== Problem statement ==
Reproduce the data exactly and drop any pictures it holds.

== Given data ==
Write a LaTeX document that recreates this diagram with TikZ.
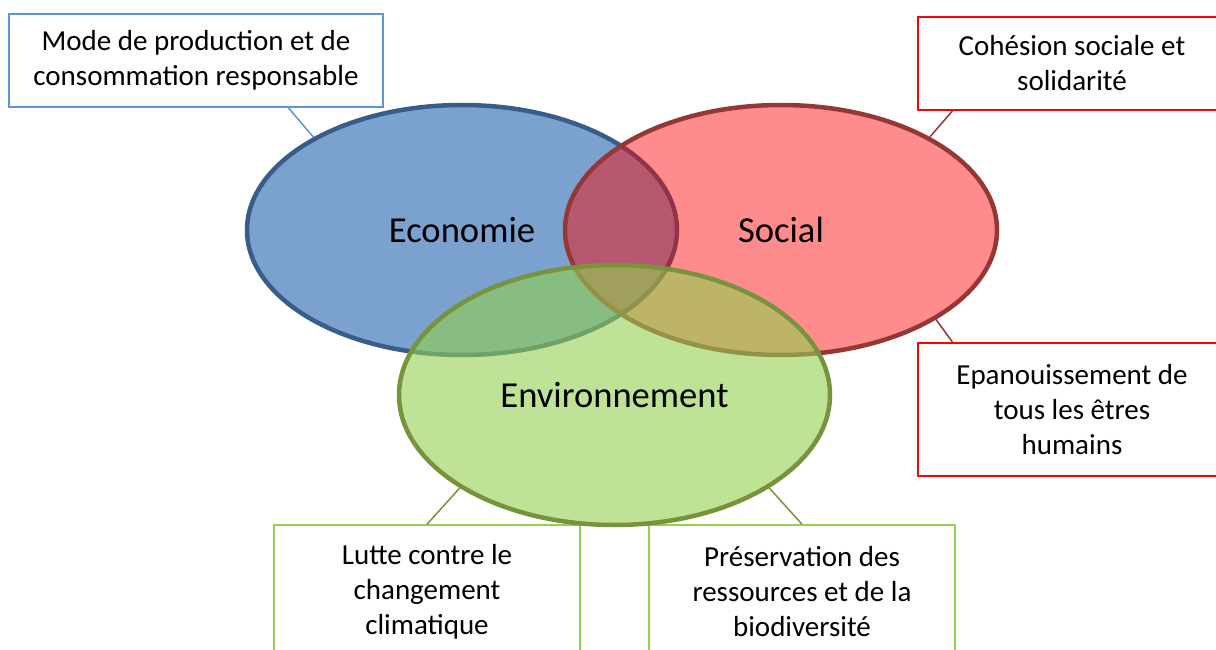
\documentclass[tikz,border=0pt]{standalone}
\usepackage{fontspec}
\setmainfont{Carlito}
\usetikzlibrary{shapes.geometric,calc}
\definecolor{ecofill}{HTML}{4F81BD}
\definecolor{ecoline}{HTML}{385D8A}
\definecolor{ecobox}{HTML}{5F95D8}
\definecolor{socfill}{HTML}{FF0000}
\definecolor{socline}{HTML}{953735}
\definecolor{envfill}{HTML}{92D050}
\definecolor{envline}{HTML}{77933C}
\begin{document}
\begin{tikzpicture}[x=1pt,y=-1pt,
	pole/.style={ellipse,line width=4.5pt,text opacity=1,minimum width=430pt,minimum height=250pt,font=\fontsize{36.6}{44}\selectfont},
	box/.style={draw,rectangle,line width=1.5pt,minimum width=306pt,align=center,font=\fontsize{29}{35}\selectfont},
	link/.style={line width=1.5pt}]
	\useasboundingbox (0,0) rectangle (1216,650);

	\node[box, draw=ecobox, minimum width=374pt, minimum height=93pt] (mode) at (196,60.5) {Mode de production et de\\consommation responsable};
	\node[box, draw=socfill, minimum width=308pt, minimum height=93pt] (cohesion) at (1072,63.5) {Cohésion sociale et\\solidarité};
	\node[box, draw=socfill, minimum width=308pt, minimum height=133pt] (epanou) at (1072,409.5) {Epanouissement de\\tous les êtres\\humains};
	\node[box, draw=envfill, minimum height=133pt] (lutte) at (427,591.5) {Lutte contre le\\changement\\climatique};
	\node[box, draw=envfill, minimum height=133pt] (preserv) at (802,591.5) {Préservation des\\ressources et de la\\biodiversité};

	\node[pole, fill=ecofill, fill opacity=.75, draw=ecoline] (eco) at (462,230) {Economie};
	\node[pole, fill=socfill, fill opacity=.45, draw=socline, minimum width=432pt] (soc) at (781,230) {Social};
	\node[pole, fill=envfill, fill opacity=.6, draw=envline, minimum width=431pt, minimum height=260pt] (env) at (614.5,395) {Environnement};

	\path[link, draw=ecobox] ($(mode.south west)!.746!(mode.south east)$) edge (eco.148);
	\path[link, draw=socline] ($(cohesion.south west)!.114!(cohesion.south east)$) edge (soc.32.4);
	\path[link, draw=socline] ($(epanou.north west)!.114!(epanou.north east)$) edge (soc.-30.6);
	\path[link, draw=envline] (lutte.north) edge (env.211);
	\path[link, draw=envline] (preserv.north) edge (env.-31.4);

\end{tikzpicture}
\end{document}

== Solution for this exercise ==
Write a LaTeX document that recreates this diagram with TikZ.
\documentclass[tikz,border=0pt]{standalone}
\usepackage{fontspec}
\setmainfont{Carlito}
\usetikzlibrary{shapes.geometric,calc}
\definecolor{ecofill}{HTML}{4F81BD}
\definecolor{ecoline}{HTML}{385D8A}
\definecolor{ecobox}{HTML}{5F95D8}
\definecolor{socfill}{HTML}{FF0000}
\definecolor{socline}{HTML}{953735}
\definecolor{envfill}{HTML}{92D050}
\definecolor{envline}{HTML}{77933C}
\begin{document}
\begin{tikzpicture}[x=1pt,y=-1pt,
	pole/.style={ellipse,line width=4.5pt,text opacity=1,minimum width=430pt,minimum height=250pt,font=\fontsize{36.6}{44}\selectfont},
	box/.style={draw,rectangle,line width=1.5pt,minimum width=306pt,align=center,font=\fontsize{29}{35}\selectfont},
	link/.style={line width=1.5pt}]
	\useasboundingbox (0,0) rectangle (1216,650);

	\node[box, draw=ecobox, minimum width=374pt, minimum height=93pt] (mode) at (196,60.5) {Mode de production et de\\consommation responsable};
	\node[box, draw=socfill, minimum width=308pt, minimum height=93pt] (cohesion) at (1072,63.5) {Cohésion sociale et\\solidarité};
	\node[box, draw=socfill, minimum width=308pt, minimum height=133pt] (epanou) at (1072,409.5) {Epanouissement de\\tous les êtres\\humains};
	\node[box, draw=envfill, minimum height=133pt] (lutte) at (427,591.5) {Lutte contre le\\changement\\climatique};
	\node[box, draw=envfill, minimum height=133pt] (preserv) at (802,591.5) {Préservation des\\ressources et de la\\biodiversité};

	\node[pole, fill=ecofill, fill opacity=.75, draw=ecoline] (eco) at (462,230) {Economie};
	\node[pole, fill=socfill, fill opacity=.45, draw=socline, minimum width=432pt] (soc) at (781,230) {Social};
	\node[pole, fill=envfill, fill opacity=.6, draw=envline, minimum width=431pt, minimum height=260pt] (env) at (614.5,395) {Environnement};

	\path[link, draw=ecobox] ($(mode.south west)!.746!(mode.south east)$) edge (eco.148);
	\path[link, draw=socline] ($(cohesion.south west)!.114!(cohesion.south east)$) edge (soc.32.4);
	\path[link, draw=socline] ($(epanou.north west)!.114!(epanou.north east)$) edge (soc.-30.6);
	\path[link, draw=envline] (lutte.north) edge (env.211);
	\path[link, draw=envline] (preserv.north) edge (env.-31.4);

\end{tikzpicture}
\end{document}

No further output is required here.